=== Exercise directions ===
In the lines below, output everything from the first line through the line containing "const yMin = -5, yMax = 5, yInterval = 5;" exactly as it is. Pictures are not part of the output.

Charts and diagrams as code
BEGIN

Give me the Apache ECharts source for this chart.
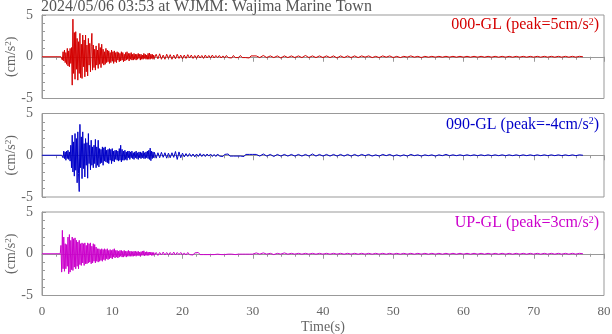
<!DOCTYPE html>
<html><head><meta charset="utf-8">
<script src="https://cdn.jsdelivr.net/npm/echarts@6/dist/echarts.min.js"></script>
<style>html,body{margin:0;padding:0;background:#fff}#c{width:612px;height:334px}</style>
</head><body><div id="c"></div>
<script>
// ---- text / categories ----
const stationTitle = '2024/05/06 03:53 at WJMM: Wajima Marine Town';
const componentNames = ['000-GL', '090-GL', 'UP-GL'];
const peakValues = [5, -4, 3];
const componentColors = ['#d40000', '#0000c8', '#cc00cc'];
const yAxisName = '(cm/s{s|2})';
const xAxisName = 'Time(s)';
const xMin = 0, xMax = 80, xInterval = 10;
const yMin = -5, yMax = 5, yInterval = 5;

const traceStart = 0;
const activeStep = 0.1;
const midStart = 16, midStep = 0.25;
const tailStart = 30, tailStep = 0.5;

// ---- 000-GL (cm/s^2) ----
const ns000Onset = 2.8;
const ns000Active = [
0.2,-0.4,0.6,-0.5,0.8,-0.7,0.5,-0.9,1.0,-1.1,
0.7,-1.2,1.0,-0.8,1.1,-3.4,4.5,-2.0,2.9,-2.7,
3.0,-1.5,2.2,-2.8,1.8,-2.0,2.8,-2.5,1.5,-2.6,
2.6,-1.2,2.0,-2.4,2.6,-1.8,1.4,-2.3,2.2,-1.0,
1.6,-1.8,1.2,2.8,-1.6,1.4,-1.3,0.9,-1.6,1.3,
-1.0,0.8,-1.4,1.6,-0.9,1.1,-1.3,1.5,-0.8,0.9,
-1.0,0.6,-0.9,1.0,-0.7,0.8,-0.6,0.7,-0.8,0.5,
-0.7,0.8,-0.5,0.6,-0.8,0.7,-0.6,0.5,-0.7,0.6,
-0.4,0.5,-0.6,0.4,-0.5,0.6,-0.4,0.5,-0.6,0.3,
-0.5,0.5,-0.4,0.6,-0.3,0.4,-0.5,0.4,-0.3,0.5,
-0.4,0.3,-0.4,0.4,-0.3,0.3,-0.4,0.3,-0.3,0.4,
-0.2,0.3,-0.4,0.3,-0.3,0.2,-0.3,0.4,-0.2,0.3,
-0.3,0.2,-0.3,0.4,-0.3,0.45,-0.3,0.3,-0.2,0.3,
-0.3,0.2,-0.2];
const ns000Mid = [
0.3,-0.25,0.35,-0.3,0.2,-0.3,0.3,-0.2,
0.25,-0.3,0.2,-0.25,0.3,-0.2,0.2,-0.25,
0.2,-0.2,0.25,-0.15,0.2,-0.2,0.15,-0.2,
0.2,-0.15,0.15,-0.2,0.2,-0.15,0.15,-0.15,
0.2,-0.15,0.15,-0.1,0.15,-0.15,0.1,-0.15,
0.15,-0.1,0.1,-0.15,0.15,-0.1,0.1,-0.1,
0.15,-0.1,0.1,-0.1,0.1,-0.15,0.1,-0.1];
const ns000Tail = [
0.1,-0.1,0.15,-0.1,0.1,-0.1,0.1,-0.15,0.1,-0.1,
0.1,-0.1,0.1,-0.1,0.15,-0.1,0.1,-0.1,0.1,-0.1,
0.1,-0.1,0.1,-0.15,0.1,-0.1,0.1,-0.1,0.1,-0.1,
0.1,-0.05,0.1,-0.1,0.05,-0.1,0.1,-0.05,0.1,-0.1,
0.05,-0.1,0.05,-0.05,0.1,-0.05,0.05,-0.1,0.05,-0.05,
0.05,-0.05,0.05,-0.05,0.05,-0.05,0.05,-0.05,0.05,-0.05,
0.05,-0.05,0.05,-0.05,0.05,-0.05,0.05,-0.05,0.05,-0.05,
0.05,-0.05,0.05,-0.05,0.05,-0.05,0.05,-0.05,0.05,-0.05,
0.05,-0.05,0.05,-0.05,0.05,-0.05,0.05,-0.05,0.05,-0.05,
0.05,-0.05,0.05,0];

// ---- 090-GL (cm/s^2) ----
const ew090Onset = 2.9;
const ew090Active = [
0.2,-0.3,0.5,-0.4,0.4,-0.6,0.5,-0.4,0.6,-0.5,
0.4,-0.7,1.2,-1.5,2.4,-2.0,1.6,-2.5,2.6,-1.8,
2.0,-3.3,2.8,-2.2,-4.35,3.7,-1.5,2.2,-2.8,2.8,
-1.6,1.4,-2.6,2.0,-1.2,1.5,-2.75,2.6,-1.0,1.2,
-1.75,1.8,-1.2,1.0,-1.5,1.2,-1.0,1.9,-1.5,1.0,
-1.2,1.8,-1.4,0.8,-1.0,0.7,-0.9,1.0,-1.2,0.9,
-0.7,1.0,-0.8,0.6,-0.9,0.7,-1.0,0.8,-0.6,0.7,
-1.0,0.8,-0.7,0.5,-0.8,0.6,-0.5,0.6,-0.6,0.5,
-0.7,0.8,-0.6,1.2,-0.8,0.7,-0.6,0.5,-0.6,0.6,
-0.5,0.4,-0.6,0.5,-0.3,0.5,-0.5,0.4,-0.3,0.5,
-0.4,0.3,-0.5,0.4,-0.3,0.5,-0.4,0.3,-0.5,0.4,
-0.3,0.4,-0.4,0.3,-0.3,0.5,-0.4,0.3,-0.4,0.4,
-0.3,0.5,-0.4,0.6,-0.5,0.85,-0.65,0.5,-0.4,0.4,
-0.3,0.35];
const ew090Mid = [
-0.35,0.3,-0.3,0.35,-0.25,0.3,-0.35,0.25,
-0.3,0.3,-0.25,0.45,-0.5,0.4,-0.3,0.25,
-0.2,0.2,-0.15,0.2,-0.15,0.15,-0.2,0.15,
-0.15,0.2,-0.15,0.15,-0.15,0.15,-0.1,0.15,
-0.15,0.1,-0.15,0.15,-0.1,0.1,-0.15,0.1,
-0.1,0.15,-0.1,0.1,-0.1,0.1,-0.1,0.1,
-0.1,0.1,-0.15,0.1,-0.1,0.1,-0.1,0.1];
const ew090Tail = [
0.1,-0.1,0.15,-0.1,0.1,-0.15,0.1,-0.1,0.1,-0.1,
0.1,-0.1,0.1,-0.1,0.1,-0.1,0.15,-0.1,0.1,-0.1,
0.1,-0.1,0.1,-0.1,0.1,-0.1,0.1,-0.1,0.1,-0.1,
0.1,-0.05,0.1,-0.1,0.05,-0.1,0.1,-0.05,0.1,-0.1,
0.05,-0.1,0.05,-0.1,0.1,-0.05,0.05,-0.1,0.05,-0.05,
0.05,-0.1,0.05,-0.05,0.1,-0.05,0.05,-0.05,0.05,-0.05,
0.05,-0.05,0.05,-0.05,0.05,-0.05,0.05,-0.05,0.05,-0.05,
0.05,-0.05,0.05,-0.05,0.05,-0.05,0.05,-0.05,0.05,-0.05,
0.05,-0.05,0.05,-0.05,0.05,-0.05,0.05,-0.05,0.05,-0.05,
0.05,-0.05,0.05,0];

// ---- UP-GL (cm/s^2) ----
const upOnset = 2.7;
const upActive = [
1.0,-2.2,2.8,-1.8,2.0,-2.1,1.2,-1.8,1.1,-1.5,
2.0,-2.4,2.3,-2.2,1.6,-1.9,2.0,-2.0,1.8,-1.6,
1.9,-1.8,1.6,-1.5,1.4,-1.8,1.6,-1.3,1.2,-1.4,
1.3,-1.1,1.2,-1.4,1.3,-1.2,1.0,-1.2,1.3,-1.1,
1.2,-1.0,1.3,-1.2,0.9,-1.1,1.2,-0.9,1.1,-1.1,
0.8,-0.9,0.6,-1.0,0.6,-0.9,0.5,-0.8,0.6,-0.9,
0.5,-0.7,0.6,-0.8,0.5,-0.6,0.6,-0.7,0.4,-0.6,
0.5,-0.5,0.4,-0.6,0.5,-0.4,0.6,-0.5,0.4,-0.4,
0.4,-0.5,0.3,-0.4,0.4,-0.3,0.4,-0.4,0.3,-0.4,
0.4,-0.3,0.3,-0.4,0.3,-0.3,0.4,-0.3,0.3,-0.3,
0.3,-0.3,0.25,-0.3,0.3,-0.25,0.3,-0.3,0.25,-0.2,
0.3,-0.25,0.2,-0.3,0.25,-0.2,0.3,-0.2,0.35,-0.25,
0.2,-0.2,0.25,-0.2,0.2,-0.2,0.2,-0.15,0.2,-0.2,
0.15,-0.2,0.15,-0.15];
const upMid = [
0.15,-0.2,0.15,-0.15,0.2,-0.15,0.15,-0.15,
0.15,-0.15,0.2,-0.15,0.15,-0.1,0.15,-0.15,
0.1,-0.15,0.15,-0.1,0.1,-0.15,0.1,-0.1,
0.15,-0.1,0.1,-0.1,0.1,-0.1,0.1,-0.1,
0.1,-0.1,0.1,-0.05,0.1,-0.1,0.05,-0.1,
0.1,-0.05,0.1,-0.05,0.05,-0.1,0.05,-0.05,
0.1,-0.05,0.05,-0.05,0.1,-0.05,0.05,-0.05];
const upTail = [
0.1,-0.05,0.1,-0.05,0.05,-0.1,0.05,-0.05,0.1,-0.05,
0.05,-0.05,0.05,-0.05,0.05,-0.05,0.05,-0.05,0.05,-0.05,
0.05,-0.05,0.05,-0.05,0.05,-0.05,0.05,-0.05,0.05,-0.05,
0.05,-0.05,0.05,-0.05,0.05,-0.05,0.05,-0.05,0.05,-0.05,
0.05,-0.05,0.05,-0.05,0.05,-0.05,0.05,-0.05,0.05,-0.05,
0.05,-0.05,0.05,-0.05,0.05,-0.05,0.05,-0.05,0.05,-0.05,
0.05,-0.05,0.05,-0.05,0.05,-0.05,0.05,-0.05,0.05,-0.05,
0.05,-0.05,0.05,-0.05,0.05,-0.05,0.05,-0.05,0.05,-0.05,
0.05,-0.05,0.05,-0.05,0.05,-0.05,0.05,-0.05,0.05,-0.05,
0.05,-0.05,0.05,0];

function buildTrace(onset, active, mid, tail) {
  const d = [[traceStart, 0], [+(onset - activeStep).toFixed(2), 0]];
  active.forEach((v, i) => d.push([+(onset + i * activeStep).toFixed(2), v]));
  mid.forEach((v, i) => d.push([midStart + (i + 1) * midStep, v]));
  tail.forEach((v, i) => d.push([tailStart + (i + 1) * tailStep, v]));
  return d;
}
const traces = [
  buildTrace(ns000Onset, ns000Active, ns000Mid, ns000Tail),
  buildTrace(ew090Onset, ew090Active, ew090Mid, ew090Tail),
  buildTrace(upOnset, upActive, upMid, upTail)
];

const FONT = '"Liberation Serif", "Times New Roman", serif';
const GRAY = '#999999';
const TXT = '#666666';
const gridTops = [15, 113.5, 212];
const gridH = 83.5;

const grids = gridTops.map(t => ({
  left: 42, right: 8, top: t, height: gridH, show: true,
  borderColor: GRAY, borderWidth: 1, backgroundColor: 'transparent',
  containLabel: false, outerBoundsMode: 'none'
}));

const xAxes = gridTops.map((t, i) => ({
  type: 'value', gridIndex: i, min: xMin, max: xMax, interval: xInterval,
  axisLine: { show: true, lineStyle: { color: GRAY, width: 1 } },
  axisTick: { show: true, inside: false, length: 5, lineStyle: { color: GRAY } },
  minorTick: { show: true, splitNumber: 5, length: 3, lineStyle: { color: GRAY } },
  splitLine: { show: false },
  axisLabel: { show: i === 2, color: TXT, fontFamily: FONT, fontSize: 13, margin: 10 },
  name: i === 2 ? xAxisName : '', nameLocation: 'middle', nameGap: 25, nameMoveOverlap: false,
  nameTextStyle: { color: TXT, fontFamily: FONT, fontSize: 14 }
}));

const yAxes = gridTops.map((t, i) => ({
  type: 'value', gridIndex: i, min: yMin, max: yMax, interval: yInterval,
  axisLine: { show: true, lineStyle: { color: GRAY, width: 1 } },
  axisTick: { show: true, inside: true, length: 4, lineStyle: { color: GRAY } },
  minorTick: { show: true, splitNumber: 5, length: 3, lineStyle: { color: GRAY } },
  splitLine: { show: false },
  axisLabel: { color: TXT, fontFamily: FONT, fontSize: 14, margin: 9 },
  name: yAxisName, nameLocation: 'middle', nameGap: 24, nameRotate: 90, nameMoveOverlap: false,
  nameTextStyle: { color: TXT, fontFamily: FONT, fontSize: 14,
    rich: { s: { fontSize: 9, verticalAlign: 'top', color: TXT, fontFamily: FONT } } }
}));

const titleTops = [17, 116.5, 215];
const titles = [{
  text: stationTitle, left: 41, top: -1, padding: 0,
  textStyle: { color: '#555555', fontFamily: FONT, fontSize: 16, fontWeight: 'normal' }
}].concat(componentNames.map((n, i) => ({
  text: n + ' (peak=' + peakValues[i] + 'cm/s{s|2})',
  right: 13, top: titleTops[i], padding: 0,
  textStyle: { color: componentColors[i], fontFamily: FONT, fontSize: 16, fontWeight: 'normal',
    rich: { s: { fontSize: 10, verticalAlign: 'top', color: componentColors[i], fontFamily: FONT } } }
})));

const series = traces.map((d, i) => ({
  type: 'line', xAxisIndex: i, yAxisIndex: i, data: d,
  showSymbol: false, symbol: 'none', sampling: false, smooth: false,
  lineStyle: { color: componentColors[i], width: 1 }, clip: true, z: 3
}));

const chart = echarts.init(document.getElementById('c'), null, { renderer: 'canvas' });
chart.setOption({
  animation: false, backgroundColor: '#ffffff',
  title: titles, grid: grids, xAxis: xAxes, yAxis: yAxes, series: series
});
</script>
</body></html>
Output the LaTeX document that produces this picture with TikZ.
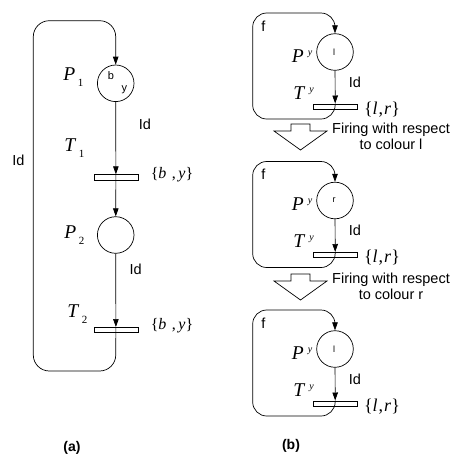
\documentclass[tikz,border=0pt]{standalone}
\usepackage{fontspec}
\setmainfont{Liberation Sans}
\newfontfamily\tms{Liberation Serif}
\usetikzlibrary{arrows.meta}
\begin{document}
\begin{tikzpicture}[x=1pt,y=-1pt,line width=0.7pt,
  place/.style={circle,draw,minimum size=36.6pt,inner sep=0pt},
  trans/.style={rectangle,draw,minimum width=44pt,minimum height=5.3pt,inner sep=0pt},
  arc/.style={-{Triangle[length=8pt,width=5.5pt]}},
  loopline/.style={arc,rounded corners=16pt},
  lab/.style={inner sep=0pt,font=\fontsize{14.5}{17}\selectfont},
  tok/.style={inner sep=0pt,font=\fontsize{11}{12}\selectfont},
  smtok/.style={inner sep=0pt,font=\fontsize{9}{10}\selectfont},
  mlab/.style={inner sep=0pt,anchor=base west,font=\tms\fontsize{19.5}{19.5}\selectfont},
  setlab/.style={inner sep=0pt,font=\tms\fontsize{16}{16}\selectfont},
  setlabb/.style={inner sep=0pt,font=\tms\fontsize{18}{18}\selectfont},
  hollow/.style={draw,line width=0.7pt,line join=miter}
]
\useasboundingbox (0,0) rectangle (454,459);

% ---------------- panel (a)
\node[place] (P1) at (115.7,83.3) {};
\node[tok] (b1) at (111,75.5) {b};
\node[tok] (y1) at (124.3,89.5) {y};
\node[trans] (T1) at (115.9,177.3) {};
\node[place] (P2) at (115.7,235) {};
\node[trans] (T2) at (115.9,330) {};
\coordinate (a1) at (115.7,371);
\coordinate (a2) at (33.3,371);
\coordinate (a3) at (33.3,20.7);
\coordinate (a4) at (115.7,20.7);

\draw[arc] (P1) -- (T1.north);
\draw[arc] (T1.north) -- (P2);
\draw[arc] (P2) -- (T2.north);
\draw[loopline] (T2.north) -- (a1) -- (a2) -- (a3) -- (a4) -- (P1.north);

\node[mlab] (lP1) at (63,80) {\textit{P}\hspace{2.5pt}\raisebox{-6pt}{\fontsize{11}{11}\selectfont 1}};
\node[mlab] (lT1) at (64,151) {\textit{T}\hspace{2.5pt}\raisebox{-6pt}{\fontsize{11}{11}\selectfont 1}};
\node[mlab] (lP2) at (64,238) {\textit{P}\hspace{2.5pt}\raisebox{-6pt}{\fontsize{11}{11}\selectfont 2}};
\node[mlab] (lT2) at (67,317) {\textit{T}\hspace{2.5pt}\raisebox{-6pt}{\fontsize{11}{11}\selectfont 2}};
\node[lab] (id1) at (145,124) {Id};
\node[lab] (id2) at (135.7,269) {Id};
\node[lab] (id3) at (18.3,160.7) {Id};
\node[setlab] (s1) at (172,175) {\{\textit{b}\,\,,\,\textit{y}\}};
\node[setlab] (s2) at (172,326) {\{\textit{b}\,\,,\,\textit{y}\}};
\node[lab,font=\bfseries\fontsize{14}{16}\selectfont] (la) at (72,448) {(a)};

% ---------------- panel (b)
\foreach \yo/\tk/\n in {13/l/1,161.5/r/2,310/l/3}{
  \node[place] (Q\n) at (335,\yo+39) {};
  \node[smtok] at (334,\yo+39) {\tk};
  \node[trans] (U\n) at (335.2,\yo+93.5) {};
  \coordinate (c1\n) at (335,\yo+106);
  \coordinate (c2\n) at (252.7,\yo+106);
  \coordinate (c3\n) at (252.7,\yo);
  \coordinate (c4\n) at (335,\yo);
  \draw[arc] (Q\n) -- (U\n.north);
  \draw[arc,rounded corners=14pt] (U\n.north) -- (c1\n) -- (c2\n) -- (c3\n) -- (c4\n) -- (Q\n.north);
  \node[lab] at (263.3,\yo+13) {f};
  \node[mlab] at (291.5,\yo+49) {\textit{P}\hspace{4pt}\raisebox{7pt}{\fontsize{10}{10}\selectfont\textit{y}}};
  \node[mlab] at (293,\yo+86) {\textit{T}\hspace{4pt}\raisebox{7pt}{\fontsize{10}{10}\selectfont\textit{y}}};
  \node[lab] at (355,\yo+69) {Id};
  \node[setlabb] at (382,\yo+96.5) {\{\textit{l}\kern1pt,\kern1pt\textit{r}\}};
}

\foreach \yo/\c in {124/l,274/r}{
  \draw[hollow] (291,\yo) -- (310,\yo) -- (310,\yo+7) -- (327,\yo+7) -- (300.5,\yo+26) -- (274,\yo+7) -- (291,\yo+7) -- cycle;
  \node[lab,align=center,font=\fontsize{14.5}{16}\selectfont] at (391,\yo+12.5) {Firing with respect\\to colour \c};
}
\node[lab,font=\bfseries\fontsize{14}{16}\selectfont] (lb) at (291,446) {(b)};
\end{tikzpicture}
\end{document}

END

=== Worked answer ===
Give me the Apache ECharts source for this chart.
<!DOCTYPE html>
<html><head><meta charset="utf-8">
<script src="https://cdn.jsdelivr.net/npm/echarts@6/dist/echarts.min.js"></script>
<style>html,body{margin:0;padding:0;background:#fff}#c{width:612px;height:334px}</style>
</head><body><div id="c"></div>
<script>
// ---- text / categories ----
const stationTitle = '2024/05/06 03:53 at WJMM: Wajima Marine Town';
const componentNames = ['000-GL', '090-GL', 'UP-GL'];
const peakValues = [5, -4, 3];
const componentColors = ['#d40000', '#0000c8', '#cc00cc'];
const yAxisName = '(cm/s{s|2})';
const xAxisName = 'Time(s)';
const xMin = 0, xMax = 80, xInterval = 10;
const yMin = -5, yMax = 5, yInterval = 5;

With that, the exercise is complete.